Race, class, gender, nationality. Humanity. These are the topics interlaced in Bao Phi's collection "Song I Sing." This new book contains a series of character poems about people with the common Vietnamese surname Nguyen. He reads "Changeling," about a young woman with the nickname Cutty, which can mean different things to different people.

"Cutty as in Cu Chi, traitor in a tunnel rising snakelike from a hole you never expected in the earth, innocent dirt you could turn your back to suddenly now the slant-eyed succubus stabbing you with a chopstick she took from the bun in her hair.

Cutty as in never quietly, but seldom heard, as in Cutty who gives a (hell) what you think anyway, Cutty as in I need to be, as in Cutty is not my name it should be obvious but you never asked."

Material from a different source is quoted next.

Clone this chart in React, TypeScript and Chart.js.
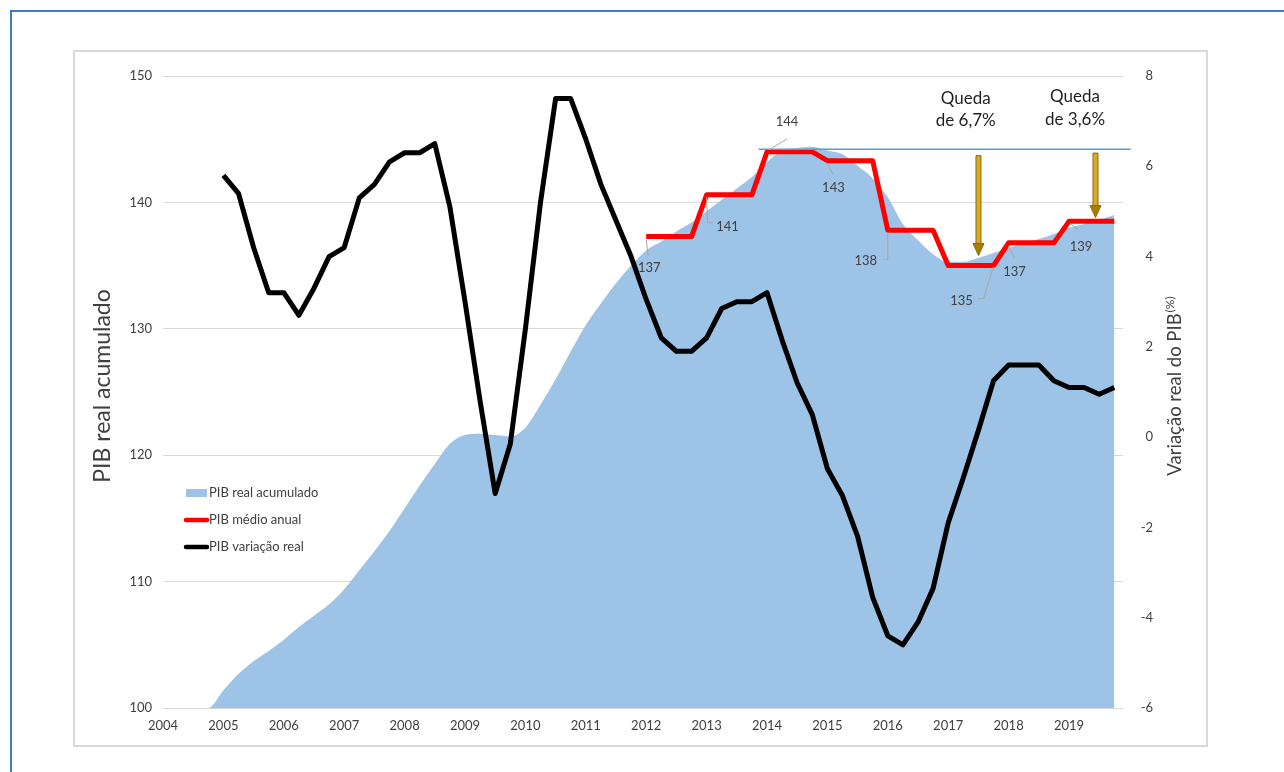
import React, { useEffect, useRef } from 'react';
import { Chart, registerables } from 'chart.js';

Chart.register(...registerables);

// ---------- DATA ----------
const START_YEAR = 2004;
const yearTicks = [2004, 2005, 2006, 2007, 2008, 2009, 2010, 2011, 2012, 2013, 2014, 2015, 2016, 2017, 2018, 2019];

// quarterly, 2004Q1 .. 2019Q4 (left axis)
const pibAcumulado = [
  100, 100, 100, 100,
  101.4, 102.7, 103.7, 104.5,
  105.4, 106.4, 107.3, 108.2,
  109.4, 110.9, 112.4, 114.0,
  115.8, 117.6, 119.3, 120.9,
  121.6, 121.7, 121.6, 121.5,
  122.2, 124.0, 126.0, 128.2,
  130.3, 132.0, 133.6, 135.0,
  136.2, 136.9, 137.7, 138.4,
  139.3, 140.2, 141.1, 142.0,
  143.2, 144.1, 144.3, 144.4,
  144.1, 143.8, 142.9, 141.9,
  140.4, 138.3, 137.0, 135.9,
  135.3, 135.3, 135.6, 136.0,
  136.4, 136.8, 137.1, 137.5,
  138.0, 138.3, 138.6, 139.0,
];

// quarterly, 2004Q1 .. 2019Q4 (right axis, %)
const pibVariacao: (number | null)[] = [
  null, null, null, null,
  5.8, 5.4, 4.2, 3.2,
  3.2, 2.7, 3.3, 4.0,
  4.2, 5.3, 5.6, 6.1,
  6.3, 6.3, 6.5, 5.1,
  3.0, 0.8, -1.25, -0.15,
  2.4, 5.2, 7.5, 7.5,
  6.6, 5.6, 4.8, 4.0,
  3.05, 2.2, 1.9, 1.9,
  2.2, 2.85, 3.0, 3.0,
  3.2, 2.15, 1.2, 0.5,
  -0.7, -1.3, -2.2, -3.55,
  -4.4, -4.6, -4.1, -3.35,
  -1.9, -0.9, 0.15, 1.25,
  1.6, 1.6, 1.6, 1.25,
  1.1, 1.1, 0.95, 1.1,
];

// annual averages (left axis)
const anosMedio = [2012, 2013, 2014, 2015, 2016, 2017, 2018, 2019];
const pibMedioAnual = [137.3, 140.6, 144.0, 143.3, 137.8, 135.0, 136.8, 138.5];

// reference line at the 2014 peak
const picoValor = 144.2;
const picoDe = 2013.86;
const picoAte = 2020.02;

// arrows (x in years, values on left axis)
const setaX = [2017.5, 2019.43];
const setaDe = [143.7, 143.9];
const setaAte = [135.8, 138.8];

// annotations
const quedaX = [2017.29, 2019.1];
const quedaY = [147.35, 147.47];
const quedaTextos = [['Queda', 'de 6,7%'], ['Queda', 'de 3,6%']];

const legendLabels = ['PIB real acumulado', 'PIB médio anual', 'PIB variação real'];

// ---------- STYLE (label layout for each annual value) ----------
const labelLayout = [
  { q: 0, t: [3, 31], l: [[0, 3], [2, 19]] },
  { q: 0, t: [21, 32], l: [[0, 2], [1, 28], [6, 28]] },
  { q: 0, t: [20, -30], l: [[2, -2], [20, -13]] },
  { q: 0, t: [6, 27], l: [[-1, 2], [6, 14]] },
  { q: 0, t: [-22, 31], l: [[0, 2], [0, 29], [-5, 29]] },
  { q: 3, t: [-32, 35], l: [[0, 1], [-10, 33], [-15, 33]] },
  { q: 0, t: [6, 29], l: [[0, 3], [6, 15]] },
  { q: 0, t: [12, 25], l: [[1, 2], [9, 8]] },
];

const FONT = "Lato, 'Open Sans', sans-serif";
const AREA_COLOR = '#9DC3E6';

export default function App() {
  const ref = useRef<HTMLCanvasElement>(null);

  useEffect(() => {
    const canvas = ref.current;
    if (!canvas) return;

    const xs = pibAcumulado.map((_, i) => START_YEAR + i / 4);
    const areaData = pibAcumulado.map((v, i) => ({ x: xs[i], y: v }));
    const varData = pibVariacao
      .map((v, i) => (v === null ? null : { x: xs[i], y: v }))
      .filter((p) => p !== null);
    const medioData = anosMedio.flatMap((ano, k) =>
      [0, 1, 2, 3].map((q) => ({ x: ano + q / 4, y: pibMedioAnual[k] }))
    );

    const overlay = {
      id: 'overlay',
      afterDatasetsDraw(chart: any) {
        const { ctx, scales } = chart;
        const sx = scales.x;
        const yL = scales.yL;
        ctx.save();

        // peak reference line
        ctx.strokeStyle = '#5B9BD5';
        ctx.lineWidth = 1.5;
        ctx.beginPath();
        ctx.moveTo(sx.getPixelForValue(picoDe), yL.getPixelForValue(picoValor));
        ctx.lineTo(sx.getPixelForValue(picoAte), yL.getPixelForValue(picoValor));
        ctx.stroke();

        // data labels with leader lines
        ctx.font = `13px ${FONT}`;
        ctx.textAlign = 'center';
        ctx.textBaseline = 'middle';
        anosMedio.forEach((ano, k) => {
          const lay = labelLayout[k];
          const ax = sx.getPixelForValue(ano + lay.q / 4);
          const ay = yL.getPixelForValue(pibMedioAnual[k]);
          ctx.strokeStyle = '#A6A6A6';
          ctx.lineWidth = 1;
          ctx.beginPath();
          lay.l.forEach((p, j) => {
            if (j === 0) ctx.moveTo(ax + p[0], ay + p[1]);
            else ctx.lineTo(ax + p[0], ay + p[1]);
          });
          ctx.stroke();
          ctx.fillStyle = '#404040';
          ctx.fillText(String(Math.round(pibMedioAnual[k])), ax + lay.t[0], ay + lay.t[1]);
        });

        // arrows
        setaX.forEach((xv, k) => {
          const px = Math.round(sx.getPixelForValue(xv)) + 0.5;
          const y0 = yL.getPixelForValue(setaDe[k]);
          const y1 = yL.getPixelForValue(setaAte[k]);
          const head = 12;
          const sw = 2.5;
          const hw = 5.5;
          ctx.fillStyle = '#D8A92A';
          ctx.strokeStyle = '#8F6A00';
          ctx.lineWidth = 1;
          ctx.beginPath();
          ctx.rect(px - sw, y0, sw * 2, y1 - head - y0);
          ctx.fill();
          ctx.stroke();
          ctx.fillStyle = '#A87E00';
          ctx.beginPath();
          ctx.moveTo(px - hw, y1 - head);
          ctx.lineTo(px + hw, y1 - head);
          ctx.lineTo(px, y1);
          ctx.closePath();
          ctx.fill();
          ctx.stroke();
        });

        // "Queda" texts
        ctx.font = `17px ${FONT}`;
        ctx.fillStyle = '#1f1f1f';
        ctx.textAlign = 'center';
        ctx.textBaseline = 'middle';
        quedaX.forEach((xv, k) => {
          const px = sx.getPixelForValue(xv);
          const py = yL.getPixelForValue(quedaY[k]);
          const lines = quedaTextos[k];
          const lh = 22.5;
          lines.forEach((t, j) => {
            ctx.fillText(t, px, py + (j - (lines.length - 1) / 2) * lh);
          });
        });
        ctx.restore();
      },
      afterDraw(chart: any) {
        const { ctx, chartArea } = chart;
        ctx.save();

        // legend
        const lx = chartArea.left + 23;
        const ly = chartArea.top + 417;
        const gap = 27;
        ctx.font = `13px ${FONT}`;
        ctx.textAlign = 'left';
        ctx.textBaseline = 'middle';
        ctx.fillStyle = AREA_COLOR;
        ctx.fillRect(lx, ly - 4, 21, 8);
        ctx.lineCap = 'round';
        ctx.lineWidth = 4.5;
        ctx.strokeStyle = '#FF0000';
        ctx.beginPath();
        ctx.moveTo(lx, ly + gap);
        ctx.lineTo(lx + 21, ly + gap);
        ctx.stroke();
        ctx.strokeStyle = '#000000';
        ctx.beginPath();
        ctx.moveTo(lx, ly + gap * 2);
        ctx.lineTo(lx + 21, ly + gap * 2);
        ctx.stroke();
        ctx.fillStyle = '#404040';
        legendLabels.forEach((t, j) => ctx.fillText(t, lx + 23, ly + j * gap));

        // axis titles
        const cy = (chartArea.top + chartArea.bottom) / 2 - 6;
        ctx.fillStyle = '#404040';
        ctx.save();
        ctx.translate(chartArea.left - 60, cy);
        ctx.rotate(-Math.PI / 2);
        ctx.textAlign = 'center';
        ctx.textBaseline = 'middle';
        ctx.font = `23px ${FONT}`;
        ctx.fillText('PIB real acumulado', 0, 0);
        ctx.restore();

        ctx.save();
        ctx.translate(chartArea.right + 52, cy);
        ctx.rotate(-Math.PI / 2);
        ctx.textBaseline = 'middle';
        ctx.textAlign = 'left';
        const t1 = 'Variação real do PIB';
        const t2 = '(%)';
        ctx.font = `18.5px ${FONT}`;
        const w1 = ctx.measureText(t1).width;
        ctx.font = `12px ${FONT}`;
        const w2 = ctx.measureText(t2).width;
        const total = w1 + 1 + w2;
        ctx.font = `18.5px ${FONT}`;
        ctx.fillText(t1, -total / 2, 0);
        ctx.font = `12px ${FONT}`;
        ctx.fillText(t2, -total / 2 + w1 + 1, -5);
        ctx.restore();

        ctx.restore();
      },
    };

    const tickFont = { family: FONT, size: 13 };

    const chart = new Chart(canvas, {
      type: 'line',
      data: {
        datasets: [
          {
            label: legendLabels[2],
            data: varData as any,
            yAxisID: 'yR',
            borderColor: '#000000',
            borderWidth: 5,
            pointRadius: 0,
            tension: 0,
            borderJoinStyle: 'round',
            fill: false,
          },
          {
            label: legendLabels[1],
            data: medioData,
            yAxisID: 'yL',
            borderColor: '#FF0000',
            borderWidth: 5,
            pointRadius: 0,
            tension: 0,
            borderJoinStyle: 'round',
            fill: false,
          },
          {
            label: legendLabels[0],
            data: areaData,
            yAxisID: 'yL',
            borderWidth: 0,
            borderColor: AREA_COLOR,
            backgroundColor: AREA_COLOR,
            pointRadius: 0,
            cubicInterpolationMode: 'monotone',
            fill: 'start',
          },
        ],
      },
      options: {
        responsive: false,
        animation: false,
        devicePixelRatio: 1,
        layout: { padding: { left: 0, right: 123, top: 68, bottom: 0 } },
        plugins: {
          legend: { display: false },
          tooltip: { enabled: false },
          title: { display: false },
        },
        scales: {
          x: {
            type: 'linear',
            min: 2004,
            max: 2019.894,
            afterBuildTicks: (s: any) => {
              s.ticks = yearTicks.map((v) => ({ value: v }));
            },
            afterFit: (s: any) => {
              s.height = 56;
            },
            grid: { display: false, drawTicks: false },
            border: { display: false },
            ticks: {
              padding: 10,
              color: '#404040',
              font: tickFont,
              maxRotation: 0,
              autoSkip: false,
              callback: (v: any) => String(v),
            },
          },
          yL: {
            position: 'left',
            min: 100,
            max: 150,
            afterFit: (s: any) => {
              s.width = 155;
            },
            grid: { color: '#D9D9D9', lineWidth: 1, drawTicks: false },
            border: { display: false },
            ticks: { stepSize: 10, padding: 11, color: '#404040', font: tickFont },
          },
          yR: {
            position: 'right',
            min: -6,
            max: 8,
            afterFit: (s: any) => {
              s.width = 30;
            },
            grid: { display: false, drawTicks: false },
            border: { display: false },
            ticks: {
              stepSize: 2,
              padding: 10,
              crossAlign: 'far',
              color: '#404040',
              font: tickFont,
            },
          },
        },
      } as any,
      plugins: [overlay],
    });

    return () => chart.destroy();
  }, []);

  return (
    <div style={{ position: 'relative', width: 1268, height: 756 }}>
      <div
        style={{
          position: 'fixed',
          left: 10,
          top: 10,
          width: 1274,
          height: 762,
          borderTop: '2px solid #3D7CC9',
          borderLeft: '2px solid #3D7CC9',
          boxSizing: 'border-box',
        }}
      />
      <div
        style={{
          position: 'absolute',
          left: 65,
          top: 42,
          width: 1135,
          height: 697,
          border: '2px solid #D9D9D9',
          boxSizing: 'border-box',
        }}
      />
      <canvas
        ref={ref}
        width={1268}
        height={756}
        style={{ position: 'absolute', left: 0, top: 0, width: 1268, height: 756 }}
      />
    </div>
  );
}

Phi says Asian Americans often find themselves in the difficult place of being acknowledged by the larger society, but not completely.

"People are very used to the Asian tragedy, you know, the story of our tragic sorrowful lives, like going through hardship," he said. "But people are not quite ready to consume or accept our anger."

For his part Ed Bok Lee finds it troubling that he as an Asian American writer is expected to explain his cultural references, a task which White writers seem to have been excused.

"I'm not interested in explaining," he said. "I'm interested in exploring and discovering."

Lee's new collection is called "Whorled" and explores everything from history, science and the death of languages to dreams of winning the lottery.

He writes about the Chai Vang case: the 2004 hunting season confrontation in Wisconsin between a Hmong man from the Twin Cities and a group of White locals which left six people dead. And he writes of the love between his parents, and compares it with his own, and his habit of making iced coffee with condensed milk.

"Musical ice cubes
in mugs for me and her.
As my father once

loved to sweeten
my own silly
tears."

Ed Bok Lee and Bao Phi say when they were young they didn't really think there was a living in poetry, but now are surprised to find perhaps there is. They certainly both intend to continue to write and perform.

And explore.

The two poets will read a selection 8 p.m. Saturday at the Minneapolis Central Library, 300 Nicollet Mall.